II. OUR OWN SUPREME MISTAKE. We never commit so great and so ruinous an error as when we leave out of our account the presence and the handiwork of God. We are never so utterly and so perilously in the wrong as when we lay our plans and make our speeches, forgetful that God is near us, overruling all we do, and hearing every word we speak. We make this supreme mistake:

1. When we think we can sin without his banning. If we lay our schemes to injure our brethren, or if we design to enrich or indulge ourselves in any forbidden way, without smarting for our sin, we shall find, sooner or later, that "Jehovah is there," with his penalty in his hand.

2. When we think we can succeed without his blessing. To succeed without the favoring presence of God and the co-operation of his gracious power is as hopelessly impossible as it is to sin without encountering his Divine displeasure and rebuke. If we prosper in our toil, if we find joy and gladness in our life, it will be only because "Jehovah is there;" because he makes our land to yield its increase, because he fills our soul with the blessedness that abides.

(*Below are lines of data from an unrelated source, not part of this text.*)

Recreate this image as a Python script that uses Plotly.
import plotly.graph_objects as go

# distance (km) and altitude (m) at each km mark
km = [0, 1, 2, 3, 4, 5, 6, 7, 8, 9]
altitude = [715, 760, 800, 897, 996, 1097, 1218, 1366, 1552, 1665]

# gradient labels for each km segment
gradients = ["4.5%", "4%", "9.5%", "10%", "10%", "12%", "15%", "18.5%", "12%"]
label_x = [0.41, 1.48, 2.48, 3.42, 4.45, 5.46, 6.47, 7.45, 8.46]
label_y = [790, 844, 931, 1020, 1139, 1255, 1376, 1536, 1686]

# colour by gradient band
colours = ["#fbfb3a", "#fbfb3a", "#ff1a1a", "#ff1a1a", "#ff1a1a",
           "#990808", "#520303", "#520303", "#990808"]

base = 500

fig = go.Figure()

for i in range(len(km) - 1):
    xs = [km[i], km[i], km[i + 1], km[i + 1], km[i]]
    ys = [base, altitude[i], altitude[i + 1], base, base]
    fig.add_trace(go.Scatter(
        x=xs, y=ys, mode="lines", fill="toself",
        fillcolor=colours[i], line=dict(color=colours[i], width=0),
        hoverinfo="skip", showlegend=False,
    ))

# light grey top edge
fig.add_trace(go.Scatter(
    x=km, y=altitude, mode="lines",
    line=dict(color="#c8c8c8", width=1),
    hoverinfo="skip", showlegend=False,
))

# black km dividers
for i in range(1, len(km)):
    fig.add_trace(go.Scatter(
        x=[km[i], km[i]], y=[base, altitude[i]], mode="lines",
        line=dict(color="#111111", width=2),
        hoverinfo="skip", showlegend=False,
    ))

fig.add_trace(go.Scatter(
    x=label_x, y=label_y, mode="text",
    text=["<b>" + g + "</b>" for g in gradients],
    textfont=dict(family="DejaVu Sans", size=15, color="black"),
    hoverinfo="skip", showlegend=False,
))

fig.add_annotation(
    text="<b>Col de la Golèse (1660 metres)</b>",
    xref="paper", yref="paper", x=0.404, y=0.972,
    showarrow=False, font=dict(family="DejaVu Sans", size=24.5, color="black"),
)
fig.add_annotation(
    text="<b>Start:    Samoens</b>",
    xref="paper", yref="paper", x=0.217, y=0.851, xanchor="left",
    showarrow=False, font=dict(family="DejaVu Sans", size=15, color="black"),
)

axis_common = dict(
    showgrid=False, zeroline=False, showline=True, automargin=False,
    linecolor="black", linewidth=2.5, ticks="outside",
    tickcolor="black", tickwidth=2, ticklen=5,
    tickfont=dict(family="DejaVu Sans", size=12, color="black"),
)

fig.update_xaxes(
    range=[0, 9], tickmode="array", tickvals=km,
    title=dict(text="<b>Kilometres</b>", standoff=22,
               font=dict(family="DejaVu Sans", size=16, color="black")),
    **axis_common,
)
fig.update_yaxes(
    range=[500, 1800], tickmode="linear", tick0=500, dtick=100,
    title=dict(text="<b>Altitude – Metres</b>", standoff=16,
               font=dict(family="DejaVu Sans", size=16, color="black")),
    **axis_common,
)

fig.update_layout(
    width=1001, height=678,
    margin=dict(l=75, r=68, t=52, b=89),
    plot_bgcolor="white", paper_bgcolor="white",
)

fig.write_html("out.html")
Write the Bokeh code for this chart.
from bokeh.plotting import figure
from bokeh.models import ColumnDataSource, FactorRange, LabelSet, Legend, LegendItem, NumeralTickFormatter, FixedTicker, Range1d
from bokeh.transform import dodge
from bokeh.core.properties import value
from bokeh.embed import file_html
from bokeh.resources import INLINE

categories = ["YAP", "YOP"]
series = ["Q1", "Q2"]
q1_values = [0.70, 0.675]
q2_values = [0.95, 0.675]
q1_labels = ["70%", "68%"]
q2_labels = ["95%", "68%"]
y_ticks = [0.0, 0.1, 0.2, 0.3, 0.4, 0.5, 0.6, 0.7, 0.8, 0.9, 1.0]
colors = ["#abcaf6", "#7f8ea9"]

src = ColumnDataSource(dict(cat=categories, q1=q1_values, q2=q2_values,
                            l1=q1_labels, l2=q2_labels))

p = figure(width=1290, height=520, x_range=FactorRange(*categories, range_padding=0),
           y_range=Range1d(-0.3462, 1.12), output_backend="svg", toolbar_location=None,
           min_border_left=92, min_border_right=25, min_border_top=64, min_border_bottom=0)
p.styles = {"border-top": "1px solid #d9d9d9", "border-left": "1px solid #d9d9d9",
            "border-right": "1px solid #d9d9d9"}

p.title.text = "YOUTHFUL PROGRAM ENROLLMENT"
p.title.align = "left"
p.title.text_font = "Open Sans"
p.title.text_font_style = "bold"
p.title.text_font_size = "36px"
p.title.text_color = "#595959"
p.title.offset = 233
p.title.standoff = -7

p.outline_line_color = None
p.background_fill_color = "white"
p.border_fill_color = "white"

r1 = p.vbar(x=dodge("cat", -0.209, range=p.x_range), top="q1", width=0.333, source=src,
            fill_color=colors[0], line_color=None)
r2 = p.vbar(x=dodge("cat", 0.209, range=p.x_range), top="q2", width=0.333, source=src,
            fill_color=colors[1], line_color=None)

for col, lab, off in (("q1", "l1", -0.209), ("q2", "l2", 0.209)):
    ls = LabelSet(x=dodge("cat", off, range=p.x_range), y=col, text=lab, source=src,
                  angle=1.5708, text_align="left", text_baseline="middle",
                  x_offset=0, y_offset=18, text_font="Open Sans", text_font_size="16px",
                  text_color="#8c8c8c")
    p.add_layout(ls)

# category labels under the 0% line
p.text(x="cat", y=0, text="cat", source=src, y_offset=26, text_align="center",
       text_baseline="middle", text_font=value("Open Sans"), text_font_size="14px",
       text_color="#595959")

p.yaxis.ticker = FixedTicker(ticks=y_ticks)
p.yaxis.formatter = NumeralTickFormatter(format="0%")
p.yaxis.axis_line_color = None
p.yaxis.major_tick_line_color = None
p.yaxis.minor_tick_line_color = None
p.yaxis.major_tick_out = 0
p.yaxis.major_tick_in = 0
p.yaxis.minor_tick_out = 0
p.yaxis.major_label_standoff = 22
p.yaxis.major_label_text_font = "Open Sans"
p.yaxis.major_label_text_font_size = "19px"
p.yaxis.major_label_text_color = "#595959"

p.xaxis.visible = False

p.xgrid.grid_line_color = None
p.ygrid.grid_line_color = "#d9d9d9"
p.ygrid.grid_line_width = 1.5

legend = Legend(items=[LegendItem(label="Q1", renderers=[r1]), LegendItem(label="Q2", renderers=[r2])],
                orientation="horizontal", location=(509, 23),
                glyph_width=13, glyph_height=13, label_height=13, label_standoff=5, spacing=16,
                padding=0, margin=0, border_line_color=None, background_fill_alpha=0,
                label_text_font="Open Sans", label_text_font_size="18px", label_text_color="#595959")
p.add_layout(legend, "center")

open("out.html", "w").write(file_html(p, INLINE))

3. When we think we can be wise without his teaching. Neither workman in the field of nature nor student in the realm of truth can leave out of his account the presence and the aid of the Divine. There is nothing sadder than the sight of men seeking and straining after the wisdom that they want for life and for death and for eternity, trying to find their way by the light of the sparks of their own intelligence; this will they have of God—"that they will lie down in sorrow" (Isaiah 1:10, Isaiah 1:11). But blessed are they who take into their account the fact that "Jehovah is there," that God is speaking to us in his Word, by that Son who was and is the Eternal Word of God; for they who are wise in his wisdom shall enter the kingdom of truth, the kingdom of God, and they shall rise up in everlasting life and joy.—C.